►
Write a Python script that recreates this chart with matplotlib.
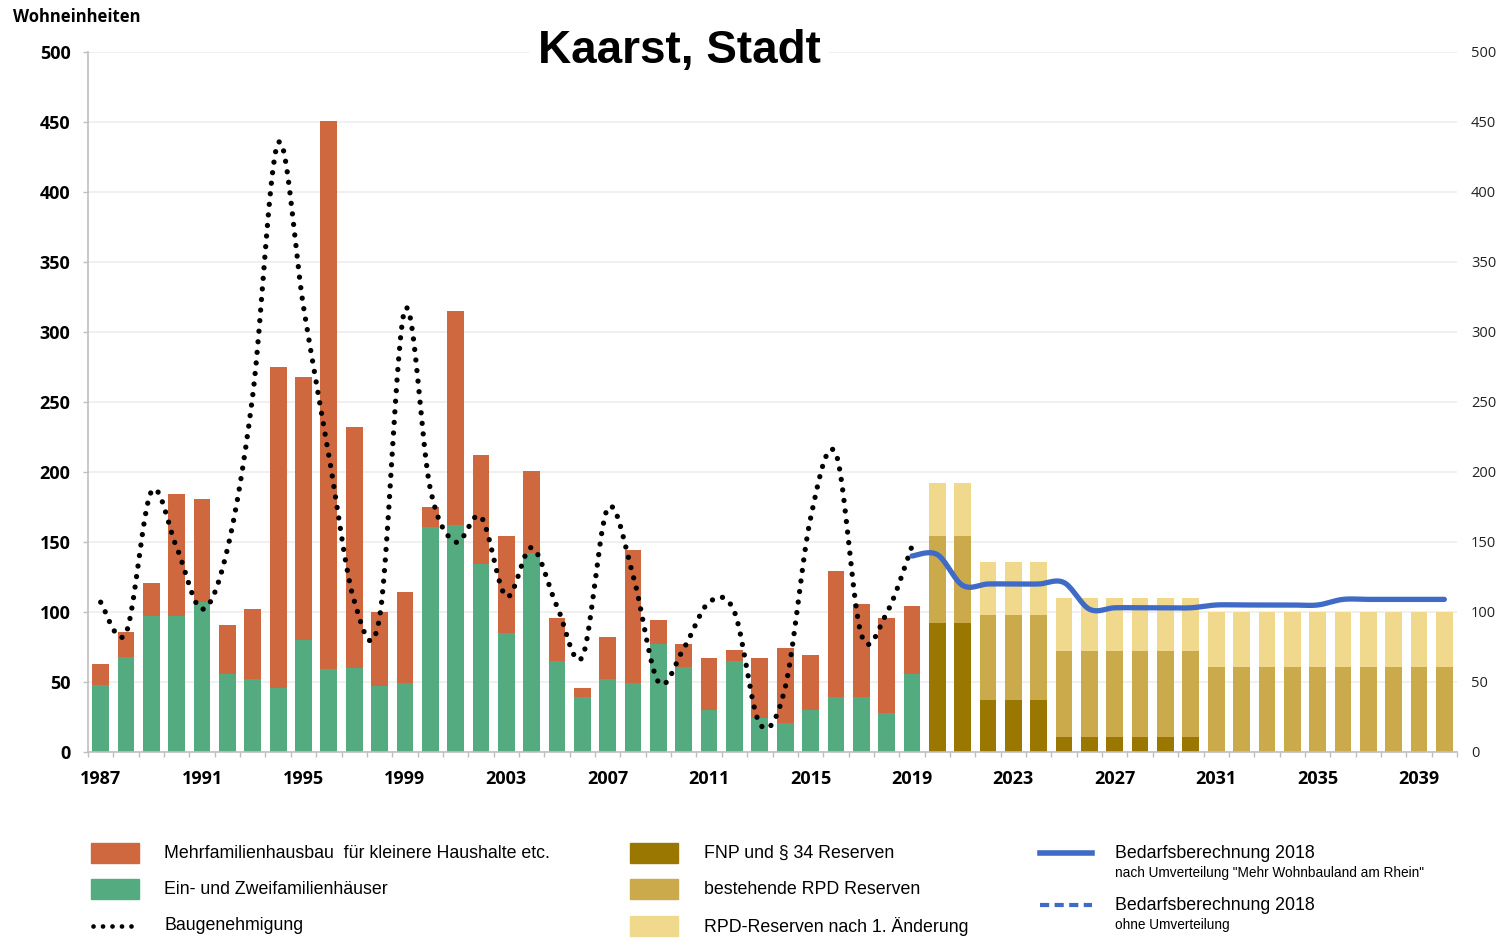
import numpy as np
import matplotlib
matplotlib.use("Agg")
import matplotlib.pyplot as plt
from matplotlib.patches import Rectangle
from matplotlib.lines import Line2D

# Fertigstellungen 1987-2019
years_hist = list(range(1987, 2020))
efh = [48, 68, 97, 97, 107, 56, 52, 46, 80, 59, 60, 47, 49, 161, 162, 134, 85,
       142, 65, 39, 52, 49, 77, 61, 30, 65, 24, 21, 30, 39, 39, 28, 56]
mfh = [15, 18, 24, 87, 74, 35, 50, 229, 188, 392, 172, 53, 65, 14, 153, 78, 69,
       59, 31, 7, 30, 95, 17, 16, 37, 8, 43, 53, 39, 90, 67, 68, 48]
baugenehmigung = [107, 85, 186, 146, 102, 145, 255, 435, 318, 212, 108, 96, 316,
                  188, 150, 168, 111, 146, 104, 68, 174, 126, 50, 74, 107, 100,
                  20, 46, 167, 213, 84, 99, 147]

# Reserven 2020-2040
years_res = list(range(2020, 2041))
fnp = [92, 92, 37, 37, 37, 11, 11, 11, 11, 11, 11] + [0] * 10
rpd = [62, 62, 61, 61, 61, 61, 61, 61, 61, 61, 61] + [61] * 10
rpd_neu = [38, 38, 38, 38, 38, 38, 38, 38, 38, 38, 38] + [39] * 10

# Bedarfsberechnung 2018
years_bedarf = list(range(2019, 2041))
bedarf = [140, 141, 119, 120, 120, 120, 121, 102, 103, 103, 103, 103, 105, 105,
          105, 105, 105, 109, 109, 109, 109, 109]

C_MFH = "#d0683f"
C_EFH = "#55ab80"
C_FNP = "#997700"
C_RPD = "#cbaa4c"
C_NEU = "#f0d98c"
C_BLUE = "#3f6bc6"
GRID = "#eeeeee"
AXIS = "#bfbfbf"


def smooth(x, y, n=30):
    # Bezier-Glättung wie bei Excel-Linien (Catmull-Rom)
    x = np.asarray(x, float)
    y = np.asarray(y, float)
    px = np.concatenate([[x[0]], x, [x[-1]]])
    py = np.concatenate([[y[0]], y, [y[-1]]])
    xs, ys = [], []
    t = np.linspace(0, 1, n)
    for i in range(1, len(px) - 2):
        p0 = np.array([px[i], py[i]])
        p3 = np.array([px[i + 1], py[i + 1]])
        c1 = p0 + (np.array([px[i + 1], py[i + 1]]) - np.array([px[i - 1], py[i - 1]])) / 6
        c2 = p3 - (np.array([px[i + 2], py[i + 2]]) - np.array([px[i], py[i]])) / 6
        b = ((1 - t) ** 3)[:, None] * p0 + (3 * (1 - t) ** 2 * t)[:, None] * c1 \
            + (3 * (1 - t) * t ** 2)[:, None] * c2 + (t ** 3)[:, None] * p3
        xs.append(b[:, 0])
        ys.append(b[:, 1])
    return np.concatenate(xs), np.concatenate(ys)


plt.rcParams["font.family"] = ["Open Sans", "DejaVu Sans"]

fig = plt.figure(figsize=(14.99, 9.38), dpi=100)
ax = fig.add_axes([0.0587, 0.1983, 0.9133, 0.7463])

w = 0.66
ax.bar(years_hist, efh, width=w, color=C_EFH, zorder=2)
ax.bar(years_hist, mfh, width=w, bottom=efh, color=C_MFH, zorder=2)

ax.bar(years_res, fnp, width=w, color=C_FNP, zorder=2)
ax.bar(years_res, rpd, width=w, bottom=fnp, color=C_RPD, zorder=2)
bot = [a + b for a, b in zip(fnp, rpd)]
ax.bar(years_res, rpd_neu, width=w, bottom=bot, color=C_NEU, zorder=2)

sx, sy = smooth(years_hist, baugenehmigung)
ax.plot(sx, sy, color="black", lw=3.8, linestyle=(0, (0.01, 2.0)),
        dash_capstyle="round", zorder=3)

bx, by = smooth(years_bedarf, bedarf)
ax.plot(bx, by, color=C_BLUE, lw=3.8, solid_capstyle="round", zorder=4)

ax.set_xlim(1986.5, 2040.5)
ax.set_ylim(0, 500)
ax.set_yticks(range(0, 501, 50))
ax.yaxis.grid(True, color=GRID, lw=1.2, zorder=0)
ax.set_axisbelow(True)

ax.set_xticks(range(1987, 2041, 4))
ax.set_xticks(np.arange(1986.5, 2041, 1), minor=True)
ax.tick_params(axis="x", which="major", length=0, pad=13, labelsize=13)
ax.tick_params(axis="x", which="minor", length=3.6, color=AXIS, width=1)
ax.tick_params(axis="y", length=3.6, color=AXIS, width=1, pad=9, labelsize=13)
for lab in ax.get_xticklabels() + ax.get_yticklabels():
    lab.set_fontweight("bold")

for s in ["top", "right"]:
    ax.spines[s].set_visible(False)
for s in ["left", "bottom"]:
    ax.spines[s].set_color(AXIS)
    ax.spines[s].set_linewidth(1.2)

ax2 = ax.twinx()
ax2.set_ylim(0, 500)
ax2.set_yticks(range(0, 501, 50))
ax2.tick_params(axis="y", length=0, pad=10, labelsize=10.5, labelcolor="#222222")
for s in ax2.spines.values():
    s.set_visible(False)

fig.text(0.0087, 0.982, "Wohneinheiten", fontsize=12, fontweight="bold",
         va="center", ha="left")
fig.text(0.453, 0.946, "Kaarst, Stadt", fontsize=33, fontweight="bold",
         family="Liberation Sans", ha="center", va="center",
         bbox=dict(facecolor="white", edgecolor="none", pad=6))

# Legende
lf = dict(family="Liberation Sans", fontsize=12.8, va="center", ha="left")
H, W = fig.get_figheight() * 100, fig.get_figwidth() * 100


def fx(px):
    return px / W


def fy(py):
    return 1 - py / H


def patch(x, y, color):
    fig.add_artist(Rectangle((fx(x), fy(y + 10)), fx(48), 20 / H,
                             color=color, transform=fig.transFigure))


patch(91, 853, C_MFH)
fig.text(fx(164), fy(853), "Mehrfamilienhausbau  für kleinere Haushalte etc.", **lf)
patch(91, 889, C_EFH)
fig.text(fx(164), fy(889), "Ein- und Zweifamilienhäuser", **lf)
fig.add_artist(Line2D([fx(93), fx(138)], [fy(926), fy(926)], color="black",
                      lw=3.4, linestyle=(0, (0.01, 2.0)), dash_capstyle="round",
                      transform=fig.transFigure))
fig.text(fx(164), fy(926), "Baugenehmigung", **lf)

patch(630, 853, C_FNP)
fig.text(fx(704), fy(853), "FNP und § 34 Reserven", **lf)
patch(630, 889, C_RPD)
fig.text(fx(704), fy(889), "bestehende RPD Reserven", **lf)
patch(630, 926, C_NEU)
fig.text(fx(704), fy(926), "RPD-Reserven nach 1. Änderung", **lf)

fig.add_artist(Line2D([fx(1040), fx(1092)], [fy(853), fy(853)], color=C_BLUE,
                      lw=4, transform=fig.transFigure))
fig.text(fx(1115), fy(854), "Bedarfsberechnung 2018", **lf)
fig.text(fx(1115), fy(873), "nach Umverteilung \"Mehr Wohnbauland am Rhein\"",
         family="Liberation Sans", fontsize=9.8, va="center", ha="left")
fig.add_artist(Line2D([fx(1040), fx(1092)], [fy(905), fy(905)], color=C_BLUE,
                      lw=3, linestyle=(0, (2.2, 1.3)),
                      transform=fig.transFigure))
fig.text(fx(1115), fy(906), "Bedarfsberechnung 2018", **lf)
fig.text(fx(1115), fy(925), "ohne Umverteilung",
         family="Liberation Sans", fontsize=9.8, va="center", ha="left")

fig.savefig("out.png", dpi=100)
◄
▶ _Task to carry out_: Extract, word for word, each line from the top of the data down to and including the line with "from matplotlib.lines import Line2D"; skip the pictures.

▶ _Task answer_:
Write a Python script that recreates this chart with matplotlib.
import numpy as np
import matplotlib
matplotlib.use("Agg")
import matplotlib.pyplot as plt
from matplotlib.patches import Rectangle
from matplotlib.lines import Line2D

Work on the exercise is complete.